▸ What this task involves
Set down, exactly as written, the lines from the top of the data to the line that holds "226796, 317515, 453592];", and omit the pictures.

-- Begin --

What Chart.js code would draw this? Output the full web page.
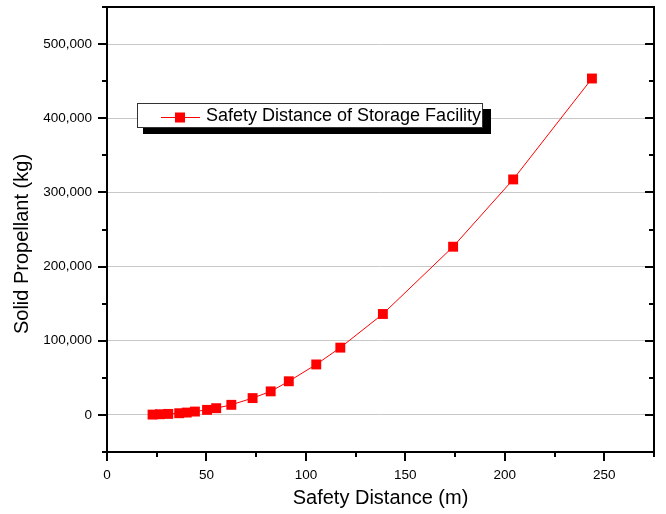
<!DOCTYPE html>
<html>
<head>
<meta charset="utf-8">
<title>Safety Distance of Storage Facility</title>
<script src="https://cdn.jsdelivr.net/npm/chart.js@4"></script>
<style>
  html, body { margin: 0; padding: 0; background: #fff; }
  canvas { display: block; }
</style>
</head>
<body>
<canvas id="qdChart" width="666" height="514"></canvas>
<script>
// distance (m) vs. propellant mass (kg)
const distanceM = [22.9, 26.6, 30.8, 36.3, 40.1, 44.2, 50.3, 54.9, 62.5, 73.2, 82.3, 91.4, 105.2, 117.3, 138.7, 174.0, 204.2, 243.8];
const propellantKg = [454, 907, 1361, 2268, 3175, 4536, 6804, 9072, 13608, 22680, 31751, 45359, 68039, 90718, 136078, 226796, 317515, 453592];

const seriesLabel = 'Safety Distance of Storage Facility';
const xMajorTicks = [0, 50, 100, 150, 200, 250];
const yMajorTicks = [0, 100000, 200000, 300000, 400000, 500000];

const FONT = "'Liberation Sans', Arial, sans-serif";

// frame, tick marks, y title and the boxed legend (Origin style)
const framePlugin = {
    id: 'frame',
    afterDraw(chart) {
        const ctx = chart.ctx;
        const area = chart.chartArea;
        const xs = chart.scales.x;
        const ys = chart.scales.y;

        ctx.save();
        ctx.strokeStyle = '#000';
        ctx.lineWidth = 2;

        // ticks on left (outward) and right (inward)
        for (let v = -50000; v <= 550000; v += 50000) {
            const py = Math.round(ys.getPixelForValue(v));
            const len = yMajorTicks.includes(v) ? 9 : 5;
            ctx.beginPath();
            ctx.moveTo(area.left - len, py);
            ctx.lineTo(area.left, py);
            ctx.moveTo(area.right - len, py);
            ctx.lineTo(area.right, py);
            ctx.stroke();
        }
        // ticks on bottom (outward)
        for (let v = 0; v <= 275; v += 25) {
            const px = Math.round(xs.getPixelForValue(v));
            const len = xMajorTicks.includes(v) ? 9 : 5;
            ctx.beginPath();
            ctx.moveTo(px, area.bottom);
            ctx.lineTo(px, area.bottom + len);
            ctx.stroke();
        }
        ctx.strokeRect(area.left, area.top, area.right - area.left, area.bottom - area.top);

        // y axis title
        ctx.fillStyle = '#000';
        ctx.font = '20px ' + FONT;
        ctx.textAlign = 'center';
        ctx.textBaseline = 'middle';
        ctx.translate(22, 244);
        ctx.rotate(-Math.PI / 2);
        ctx.fillText('Solid Propellant (kg)', 0, 0);
        ctx.restore();

        // legend box with drop shadow
        ctx.save();
        ctx.fillStyle = '#000';
        ctx.fillRect(143, 109, 348, 25);
        ctx.fillStyle = '#fff';
        ctx.fillRect(137, 103, 345, 24);
        ctx.strokeStyle = '#333';
        ctx.lineWidth = 1;
        ctx.strokeRect(137.5, 103.5, 345, 24);

        ctx.strokeStyle = 'rgb(255,0,0)';
        ctx.beginPath();
        ctx.moveTo(161, 117.5);
        ctx.lineTo(200, 117.5);
        ctx.stroke();
        ctx.fillStyle = 'rgb(255,0,0)';
        ctx.fillRect(175, 112.5, 10, 10);

        ctx.fillStyle = '#000';
        ctx.font = '18px ' + FONT;
        ctx.textAlign = 'left';
        ctx.textBaseline = 'middle';
        ctx.fillText(seriesLabel, 206, 116);
        ctx.restore();
    }
};

const points = distanceM.map((d, i) => ({ x: d, y: propellantKg[i] }));

new Chart(document.getElementById('qdChart'), {
    type: 'line',
    data: {
        datasets: [{
            label: seriesLabel,
            data: points,
            borderColor: 'rgb(255,0,0)',
            borderWidth: 1,
            backgroundColor: 'rgb(255,0,0)',
            pointStyle: 'rect',
            pointRadius: 7,
            pointBorderWidth: 0,
            pointBackgroundColor: 'rgb(255,0,0)',
            tension: 0,
            fill: false
        }]
    },
    options: {
        responsive: false,
        animation: false,
        layout: {
            padding: { top: 7, right: 12, left: 0, bottom: 0 }
        },
        plugins: {
            legend: { display: false },
            tooltip: { enabled: false }
        },
        scales: {
            x: {
                type: 'linear',
                min: 0,
                max: 275,
                afterFit: function(scale) {
                    scale.height = 62;
                    scale.paddingLeft = 0;
                    scale.paddingRight = 0;
                },
                ticks: {
                    stepSize: 25,
                    autoSkip: false,
                    maxRotation: 0,
                    padding: 15,
                    color: '#000',
                    font: { family: FONT, size: 13.5 },
                    callback: function(value) {
                        return xMajorTicks.includes(value) ? String(value) : '';
                    }
                },
                grid: { display: false, drawTicks: false },
                border: { display: false },
                title: {
                    display: true,
                    text: 'Safety Distance (m)',
                    color: '#000',
                    font: { family: FONT, size: 20 },
                    padding: { top: 0, bottom: 4 }
                }
            },
            y: {
                min: -50000,
                max: 550000,
                afterFit: function(scale) {
                    scale.width = 107;
                    scale.paddingTop = 0;
                    scale.paddingBottom = 0;
                },
                ticks: {
                    stepSize: 50000,
                    autoSkip: false,
                    padding: 15,
                    color: '#000',
                    font: { family: FONT, size: 13.5 },
                    callback: function(value) {
                        return yMajorTicks.includes(value) ? value.toLocaleString('en-US') : '';
                    }
                },
                grid: {
                    drawTicks: false,
                    lineWidth: 1,
                    color: function(ctx) {
                        return ctx.tick && yMajorTicks.includes(ctx.tick.value) ? '#c8c8c8' : 'rgba(0,0,0,0)';
                    }
                },
                border: { display: false }
            }
        }
    },
    plugins: [framePlugin]
});
</script>
</body>
</html>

-- End --

▸ The result
What Chart.js code would draw this? Output the full web page.
<!DOCTYPE html>
<html>
<head>
<meta charset="utf-8">
<title>Safety Distance of Storage Facility</title>
<script src="https://cdn.jsdelivr.net/npm/chart.js@4"></script>
<style>
  html, body { margin: 0; padding: 0; background: #fff; }
  canvas { display: block; }
</style>
</head>
<body>
<canvas id="qdChart" width="666" height="514"></canvas>
<script>
// distance (m) vs. propellant mass (kg)
const distanceM = [22.9, 26.6, 30.8, 36.3, 40.1, 44.2, 50.3, 54.9, 62.5, 73.2, 82.3, 91.4, 105.2, 117.3, 138.7, 174.0, 204.2, 243.8];
const propellantKg = [454, 907, 1361, 2268, 3175, 4536, 6804, 9072, 13608, 22680, 31751, 45359, 68039, 90718, 136078, 226796, 317515, 453592];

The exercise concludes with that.